Cette double cassation n’est pas surprenante au vu de la jurisprudence applicable aux cautionnements antérieurs au 1er janvier 2022 [1].
En effet, dans cette affaire, une banque a consenti un prêt immobilier à une SCI, garanti par le cautionnement solidaire d’une caution professionnelle et d’une caution personne physique dans la limite de la somme de 385,8k€.
A la suite de la défaillance de la SCI dans le remboursement de ce prêt, la banque a prononcé la déchéance du terme.
Après avoir payé le solde du prêt à la banque, la caution professionnelle a assigné la SCI et la caution personne physique en remboursement, lesquelles ont appelé la banque en intervention forcée et garantie, en invoquant une disproportion de l’engagement de caution et un manquement de celle-ci à son devoir de mise en garde.
Les juges d’appel ont condamné la caution à payer solidairement avec la SCI 303,5K€ à la caution professionnelle.
Pour sa part, la banque a été condamnée à payer la même somme à la caution pour manquement à son devoir de mise en garde.
La banque s’est alors pourvue en cassation et la caution a formé un pourvoi incident.
1- Sur le pourvoi incident de la caution et la proportionnalité de l’engagement :
Sur le premier moyen de cassation, la Cour rappelle au visa des articles L332-1 du Code de la consommation et 2310 du Code civil, dans sa version antérieure à celle issue de l’ordonnance du 15 septembre 2021, que :
« [...] La sanction prévue au premier de ces textes prive le contrat de cautionnement d’effet à l’égard tant du créancier que des cofidéjusseurs lorsque, ayant acquitté la dette, ils exercent leur action récursoire, que ce soit sur le fondement de leur recours subrogatoire personnel.
Et pour condamner la caution à payer à la caution professionnelle les sommes qu’elle a acquittées, l’arrêt retient que celle-ci ne peut se voir opposer les exceptions opposables au créancier principal, comme la disproportion de l’engagement de la caution.
Par conséquent, en statuant ainsi, la cour d’appel a violé les textes susvisés ».
2- Sur le pourvoi principal de la banque et le devoir de mise en garde :
Sur le deuxième moyen de cassation, la Cour de cassation, après avoir rappelé qu’en application des dispositions de l’article 1147 du Code civil, dans sa version antérieure à l’ordonnance du 10 février 2016, « la banque est tenue à un devoir de mise en garde à l’égard d’une caution non avertie lorsque, au jour de son engagement, celui-ci n’est pas adapté aux capacités financières de la caution ou s’il existe un risque de l’endettement né de l’octroi du prêt garanti, lequel résulte de l’inadaptation du prêt aux capacités financières de l’emprunteur », elle ajoute puis rappelle que :
« Les parts sociales dont est titulaire la caution au sein de la société cautionnée font partie du patrimoine devant être pris en considération pour l’appréciation de ses capacités financières au jour de son engagement [...].

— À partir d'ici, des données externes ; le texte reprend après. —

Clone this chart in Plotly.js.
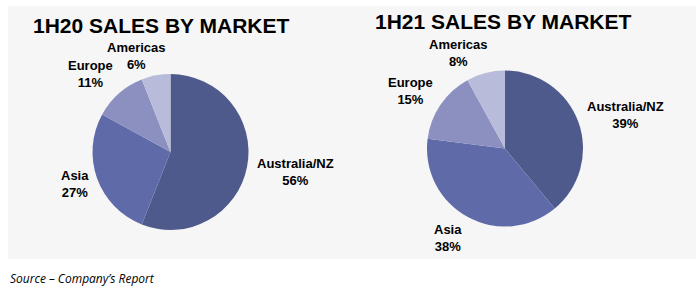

Par conséquent, en se déterminant ainsi, sans rechercher, comme il le lui était demandé, si la caution n’était pas également titulaire de 99% des parts de la SCI cautionnée, la cour d’appel n’a pas donné de base légale à sa décision ».
Pour rappel, cette double cassation n’est guère surprenante au vu de la jurisprudence applicable aux cautionnements antérieurs au 1er janvier 2022.
Par contre, s’agissant des cautionnements souscrits postérieurement, il est nécessaire de rappeler qu’en vertu de l’ordonnance n°2021-1192 du 15 septembre 2021 portant réforme du droit des sûretés, et en application de l’article 2300 (nouveau) du Code civil, la disproportion ne prive plus d’effet le cautionnement mais elle est sanctionnée par une réduction de ce dernier au montant à hauteur duquel la caution pouvait s’enger à cette date.